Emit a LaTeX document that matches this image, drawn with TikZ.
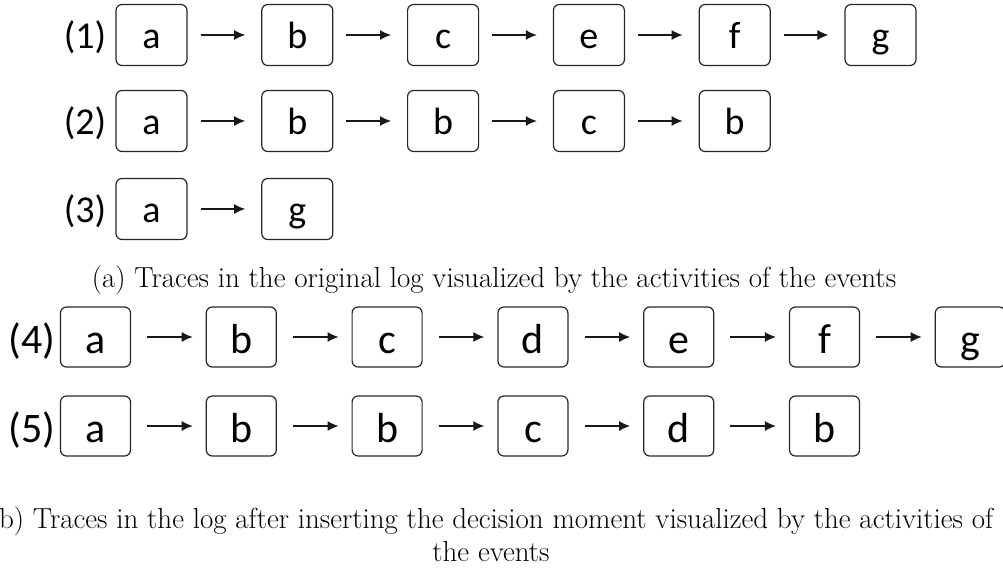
\documentclass[tikz,border=0pt]{standalone}
\usepackage{fontspec}
\newfontfamily\calib{Carlito}
\usetikzlibrary{arrows.meta}
\begin{document}
\begin{tikzpicture}[x=1pt,y=-1pt,
  act/.style={draw=black!85, line width=1.2pt, rounded corners=6pt, minimum width=71pt, minimum height=61pt, inner sep=0pt, text height=30pt, text depth=4pt, font=\calib\fontsize{38}{40}\selectfont},
  actb/.style={act, minimum width=70pt, minimum height=60pt, text height=36pt, text depth=4pt, font=\calib\fontsize{42}{44}\selectfont},
  lbl/.style={inner sep=0pt, text height=30pt, text depth=4pt, font=\calib\fontsize{38}{40}\selectfont},
  lblb/.style={inner sep=0pt, text height=36pt, text depth=4pt, font=\calib\fontsize{42}{44}\selectfont},
  flow/.style={-{Latex[length=11pt,width=10pt]}, line width=1.2pt, black!90},
  captext/.style={inner sep=0pt, font=\fontsize{29}{33}\selectfont}
]
\useasboundingbox (0,0) rectangle (1003,570);
% top traces
\def\dx{145.8}
% row 1
\node[lbl] (l1) at (85,35) {(1)};
\foreach \t [count=\i from 0] in {a,b,c,e,f,g}
  \node[act] (r1n\i) at ({151.5+\dx*\i},35) {\t};
\foreach \i [evaluate=\i as \j using int(\i+1)] in {0,...,4}
  \draw[flow] ([xshift=13pt]r1n\i.east) -- ([xshift=-16pt]r1n\j.west);
% row 2
\node[lbl] (l2) at (85,121) {(2)};
\foreach \t [count=\i from 0] in {a,b,b,c,b}
  \node[act] (r2n\i) at ({151.5+\dx*\i},121) {\t};
\foreach \i [evaluate=\i as \j using int(\i+1)] in {0,...,3}
  \draw[flow] ([xshift=13pt]r2n\i.east) -- ([xshift=-16pt]r2n\j.west);
% row 3
\node[lbl] (l3) at (85,209) {(3)};
\foreach \t [count=\i from 0] in {a,g}
  \node[act] (r3n\i) at ({151.5+\dx*\i},209) {\t};
\draw[flow] ([xshift=13pt]r3n0.east) -- ([xshift=-16pt]r3n1.west);
\node[captext, anchor=base] (capa) at (494,287) {(a) Traces in the original log visualized by the activities of the events};
% bottom traces
\node[lblb] (l4) at (32,337) {(4)};
\foreach \t [count=\i from 0] in {a,b,c,d,e,f,g}
  \node[actb] (r4n\i) at ({95.5+\dx*\i},337) {\t};
\foreach \i [evaluate=\i as \j using int(\i+1)] in {0,...,5}
  \draw[flow] ([xshift=16pt]r4n\i.east) -- ([xshift=-13pt]r4n\j.west);
\node[lblb] (l5) at (32,426) {(5)};
\foreach \t [count=\i from 0] in {a,b,b,c,d,b}
  \node[actb] (r5n\i) at ({95.5+\dx*\i},426) {\t};
\foreach \i [evaluate=\i as \j using int(\i+1)] in {0,...,4}
  \draw[flow] ([xshift=16pt]r5n\i.east) -- ([xshift=-13pt]r5n\j.west);
\node[captext, anchor=base, align=center] (capb) at (491,561) {(b) Traces in the log after inserting the decision moment visualized by the activities of\\the events};
\end{tikzpicture}
\end{document}
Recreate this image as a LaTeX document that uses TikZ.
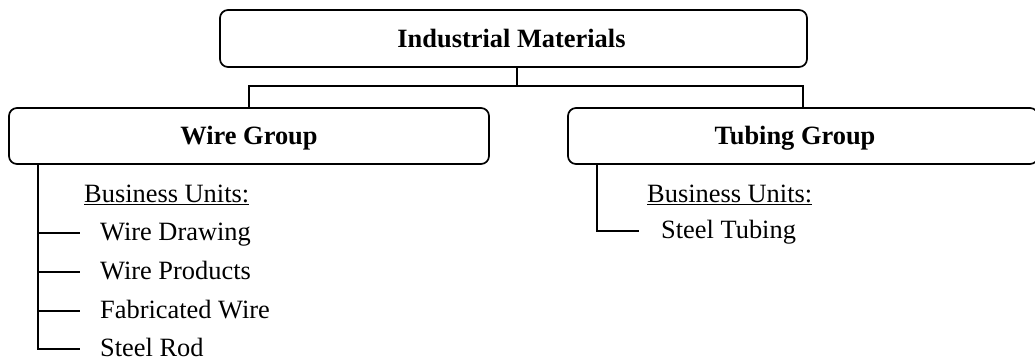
\documentclass[tikz,border=0pt]{standalone}
\usepackage{fontspec}
\setmainfont{Liberation Serif}
\tikzset{
  grpbox/.style={draw, line width=1.7pt, rounded corners=8pt, inner sep=0pt,
    font=\fontsize{26.4}{30}\selectfont\bfseries, text height=17.4pt, text depth=0pt},
  item/.style={inner sep=0pt, anchor=base west, font=\fontsize{26.4}{30}\selectfont,
    text height=14pt, text depth=0pt},
  conn/.style={line width=1.7pt},
}
\begin{document}
\begin{tikzpicture}[x=1pt,y=-1pt]
\useasboundingbox (0,0) rectangle (1035,360);
\node[grpbox, minimum width=587pt, minimum height=57pt] (top) at (513.5,38.5) {Industrial Materials\hspace*{4pt}};
\node[grpbox, minimum width=480pt, minimum height=56pt] (wire) at (249,136) {Wire Group};
\node[grpbox, minimum width=470pt, minimum height=56pt] (tub) at (803,136) {Tubing Group\hspace*{16pt}};
\coordinate (j) at (517,86);
\draw[conn] (top.south -| j) -- (j);
\draw[conn] (wire.north) |- (j) -| (tub.north);
% wire branch
\node[item] (wbu) at (84,202) {\underline{Business Units:}};
\node[item] (wd) at (100,240) {Wire Drawing};
\node[item] (wp) at (100,279) {Wire Products};
\node[item] (fw) at (100,318) {Fabricated Wire};
\node[item] (sr) at (100,356) {Steel Rod};
\coordinate (wv) at (38,164);
\draw[conn] (wv) |- ([xshift=-20pt]sr.west);
\draw[conn] (wv |- wd.west) -- ([xshift=-20pt]wd.west);
\draw[conn] (wv |- wp.west) -- ([xshift=-20pt]wp.west);
\draw[conn] (wv |- fw.west) -- ([xshift=-20pt]fw.west);
% tubing branch
\node[item] (tbu) at (647,202) {\underline{Business Units:}};
\node[item] (st) at (661,238) {Steel Tubing};
\coordinate (tv) at (597,164);
\draw[conn] (tv) |- ([xshift=-22pt]st.west);
\end{tikzpicture}
\end{document}
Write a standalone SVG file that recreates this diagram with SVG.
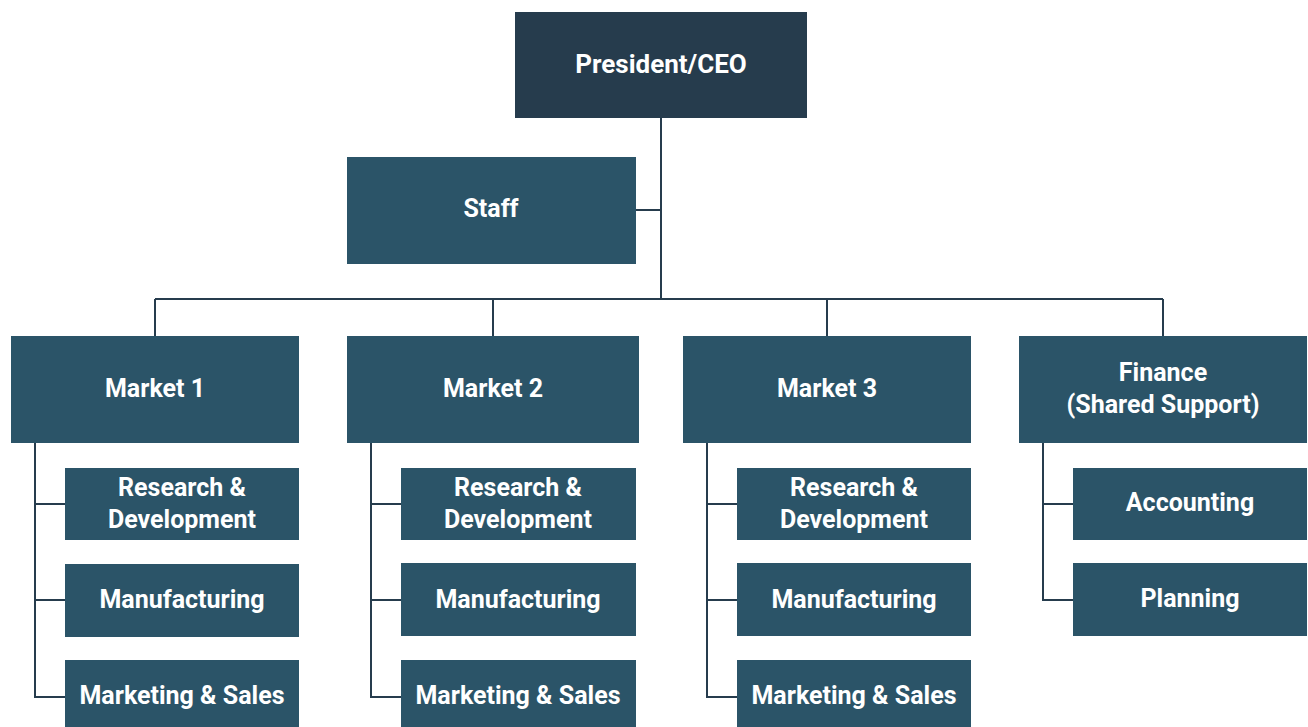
<svg xmlns="http://www.w3.org/2000/svg" width="1308" height="727" viewBox="0 0 1308 727">
<style>
.box{fill:#2b5468}
.top{fill:#263c4d}
.t{font-family:Roboto,"Open Sans",sans-serif;font-weight:bold;font-size:25px;fill:#ffffff;text-anchor:middle}
.c{fill:none;stroke:#263c4d;stroke-width:2}
</style>
<rect width="1308" height="727" fill="#ffffff"/>
<g id="connectors" class="c">
<path d="M661 118V299M636 210H661M155 299H1163M155 299V336M493 299V336M827 299V336M1163 299V336"/>
<path d="M35 443V697H65M35 504H65M35 600H65"/>
<path d="M371 443V697H401M371 504H401M371 600H401"/>
<path d="M707 443V697H737M707 504H737M707 600H737"/>
<path d="M1043 443V600H1073M1043 504H1073"/>
</g>
<g id="ceo"><rect class="top" x="515" y="12" width="292" height="106"/><text class="t" x="661" y="73" style="font-size:26px">President/CEO</text></g>
<g id="staff"><rect class="box" x="347" y="157" width="289" height="107"/><text class="t" x="491" y="217">Staff</text></g>
<g id="market1"><rect class="box" x="11" y="336" width="288" height="107"/><text class="t" x="155" y="397">Market 1</text></g>
<g id="market2"><rect class="box" x="347" y="336" width="292" height="107"/><text class="t" x="493" y="397">Market 2</text></g>
<g id="market3"><rect class="box" x="683" y="336" width="288" height="107"/><text class="t" x="827" y="397">Market 3</text></g>
<g id="finance"><rect class="box" x="1019" y="336" width="288" height="107"/><text class="t" x="1163" y="381">Finance</text><text class="t" x="1163" y="413">(Shared Support)</text></g>
<g id="m1-rd"><rect class="box" x="65" y="468" width="234" height="72"/><text class="t" x="182" y="496">Research &amp;</text><text class="t" x="182" y="528">Development</text></g>
<g id="m1-mfg"><rect class="box" x="65" y="564" width="234" height="73"/><text class="t" x="182" y="608">Manufacturing</text></g>
<g id="m1-ms"><rect class="box" x="65" y="660" width="234" height="67"/><text class="t" x="182" y="704">Marketing &amp; Sales</text></g>
<g id="m2-rd"><rect class="box" x="401" y="468" width="235" height="72"/><text class="t" x="518" y="496">Research &amp;</text><text class="t" x="518" y="528">Development</text></g>
<g id="m2-mfg"><rect class="box" x="401" y="563" width="235" height="73"/><text class="t" x="518" y="608">Manufacturing</text></g>
<g id="m2-ms"><rect class="box" x="401" y="660" width="235" height="67"/><text class="t" x="518" y="704">Marketing &amp; Sales</text></g>
<g id="m3-rd"><rect class="box" x="737" y="468" width="234" height="72"/><text class="t" x="854" y="496">Research &amp;</text><text class="t" x="854" y="528">Development</text></g>
<g id="m3-mfg"><rect class="box" x="737" y="563" width="234" height="73"/><text class="t" x="854" y="608">Manufacturing</text></g>
<g id="m3-ms"><rect class="box" x="737" y="660" width="234" height="67"/><text class="t" x="854" y="704">Marketing &amp; Sales</text></g>
<g id="accounting"><rect class="box" x="1073" y="468" width="234" height="72"/><text class="t" x="1190" y="511">Accounting</text></g>
<g id="planning"><rect class="box" x="1073" y="563" width="234" height="73"/><text class="t" x="1190" y="607">Planning</text></g>
</svg>
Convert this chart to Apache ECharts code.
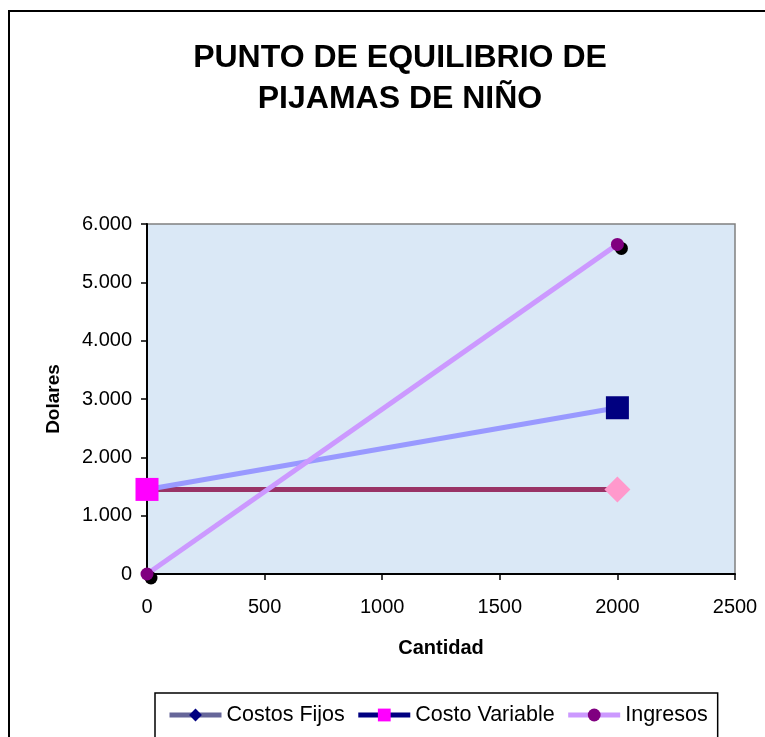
<!DOCTYPE html>
<html><head><meta charset="utf-8">
<script src="https://cdn.jsdelivr.net/npm/echarts@6/dist/echarts.min.js"></script>
<style>html,body{margin:0;padding:0;background:#fff}#c{width:765px;height:737px}</style>
</head><body><div id="c"></div>
<script>
const cantidad = [0, 2000];
const costosFijos = [1450, 1450];
const costoVariable = [1450, 2850];
const ingresos = [0, 5650];
const xTicks = [0, 500, 1000, 1500, 2000, 2500];
const yTicks = [0, 1000, 2000, 3000, 4000, 5000, 6000];

const chart = echarts.init(document.getElementById('c'));
const F = 'Liberation Sans, Arial, sans-serif';
function fmt(v){ return String(v).replace(/\B(?=(\d{3})+(?!\d))/g, '.'); }
function pts(ys, styles){ return cantidad.map((x,i)=>({value:[x, ys[i]], symbol: styles[i].symbol, symbolSize: styles[i].size, itemStyle: styles[i].itemStyle})); }

chart.setOption({
  animation: false,
  textStyle: {fontFamily: F},
  graphic: [{type:'rect', shape:{x:9, y:11, width:800, height:800}, style:{fill:'none', stroke:'#000', lineWidth:2}, z:-1}],
  title: {text: 'PUNTO DE EQUILIBRIO DE\nPIJAMAS DE NIÑO', left: 395, textAlign: 'center', top: 33,
    textStyle: {fontFamily: F, fontWeight: 'bold', fontSize: 32, lineHeight: 41, color: '#000'}},
  grid: {left: 147, right: 30, top: 224, bottom: 163, show: true, backgroundColor: '#DAE8F6', borderColor: '#808080', borderWidth: 1.5},
  xAxis: {type: 'value', min: xTicks[0], max: xTicks[xTicks.length-1], interval: 500,
    name: 'Cantidad', nameLocation: 'middle', nameGap: 64,
    nameTextStyle: {fontFamily: F, fontWeight: 'bold', fontSize: 20, color: '#000'},
    axisLine: {show: true, lineStyle: {color: '#000', width: 2}},
    axisTick: {show: true, length: 6, lineStyle: {color: '#000', width: 1.5}},
    axisLabel: {fontFamily: F, fontSize: 20, color: '#000', margin: 23, formatter: v => String(v)},
    splitLine: {show: false}},
  yAxis: {type: 'value', min: yTicks[0], max: yTicks[yTicks.length-1], interval: 1000,
    name: 'Dolares', nameLocation: 'middle', nameGap: 84, nameRotate: 90,
    nameTextStyle: {fontFamily: F, fontWeight: 'bold', fontSize: 19, color: '#000'},
    axisLine: {show: true, lineStyle: {color: '#000', width: 2}},
    axisTick: {show: true, length: 6, lineStyle: {color: '#000', width: 1.5}},
    axisLabel: {fontFamily: F, fontSize: 20, color: '#000', margin: 15, formatter: fmt},
    splitLine: {show: false}},
  legend: {left: 155, top: 693, borderColor: '#000', borderWidth: 1.5, padding: [11, 10, 14, 12],
    itemWidth: 52, itemHeight: 16, itemGap: 11,
    textStyle: {fontFamily: F, fontSize: 21.5, color: '#000'},
    data: [
      {name: 'Costos Fijos', itemStyle: {color: '#000080'}, lineStyle: {color: '#666699', width: 5}},
      {name: 'Costo Variable', itemStyle: {color: '#FF00FF'}, lineStyle: {color: '#000080', width: 5}},
      {name: 'Ingresos', itemStyle: {color: '#800080'}, lineStyle: {color: '#CC99FF', width: 5}}
    ]},
  series: [
    {name: 'Costos Fijos', type: 'line', clip: false, symbol: 'diamond', lineStyle: {color: '#993366', width: 5},
     itemStyle: {color: '#000080'},
     data: pts(costosFijos, [
       {symbol: 'diamond', size: 11, itemStyle: {color: '#000080'}},
       {symbol: 'diamond', size: 26, itemStyle: {color: '#FF99CC'}}])},
    {name: 'Costo Variable', type: 'line', clip: false, symbol: 'rect', lineStyle: {color: '#9999FF', width: 5},
     itemStyle: {color: '#FF00FF'},
     data: pts(costoVariable, [
       {symbol: 'rect', size: 23, itemStyle: {color: '#FF00FF'}},
       {symbol: 'rect', size: 23, itemStyle: {color: '#000080'}}])},
    {name: 'Ingresos', type: 'line', clip: false, symbol: 'circle', lineStyle: {color: '#CC99FF', width: 5},
     itemStyle: {color: '#800080'},
     data: pts(ingresos, [
       {symbol: 'circle', size: 13, itemStyle: {color: '#800080', shadowColor: '#000', shadowBlur: 0, shadowOffsetX: 4, shadowOffsetY: 4}},
       {symbol: 'circle', size: 13, itemStyle: {color: '#800080', shadowColor: '#000', shadowBlur: 0, shadowOffsetX: 4, shadowOffsetY: 4}}])}
  ]
});
</script></body></html>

> _WRITTEN EXERCISE_
Start at the line with "Convert this chart to Apache ECharts code.", stop at the line with "const yTicks = [0, 1000, 2000, 3000, 4000, 5000, 6000];", both lines included, and repeat that span exactly without its pictures.

> _REPLY TO THE EXERCISE_
Convert this chart to Apache ECharts code.
<!DOCTYPE html>
<html><head><meta charset="utf-8">
<script src="https://cdn.jsdelivr.net/npm/echarts@6/dist/echarts.min.js"></script>
<style>html,body{margin:0;padding:0;background:#fff}#c{width:765px;height:737px}</style>
</head><body><div id="c"></div>
<script>
const cantidad = [0, 2000];
const costosFijos = [1450, 1450];
const costoVariable = [1450, 2850];
const ingresos = [0, 5650];
const xTicks = [0, 500, 1000, 1500, 2000, 2500];
const yTicks = [0, 1000, 2000, 3000, 4000, 5000, 6000];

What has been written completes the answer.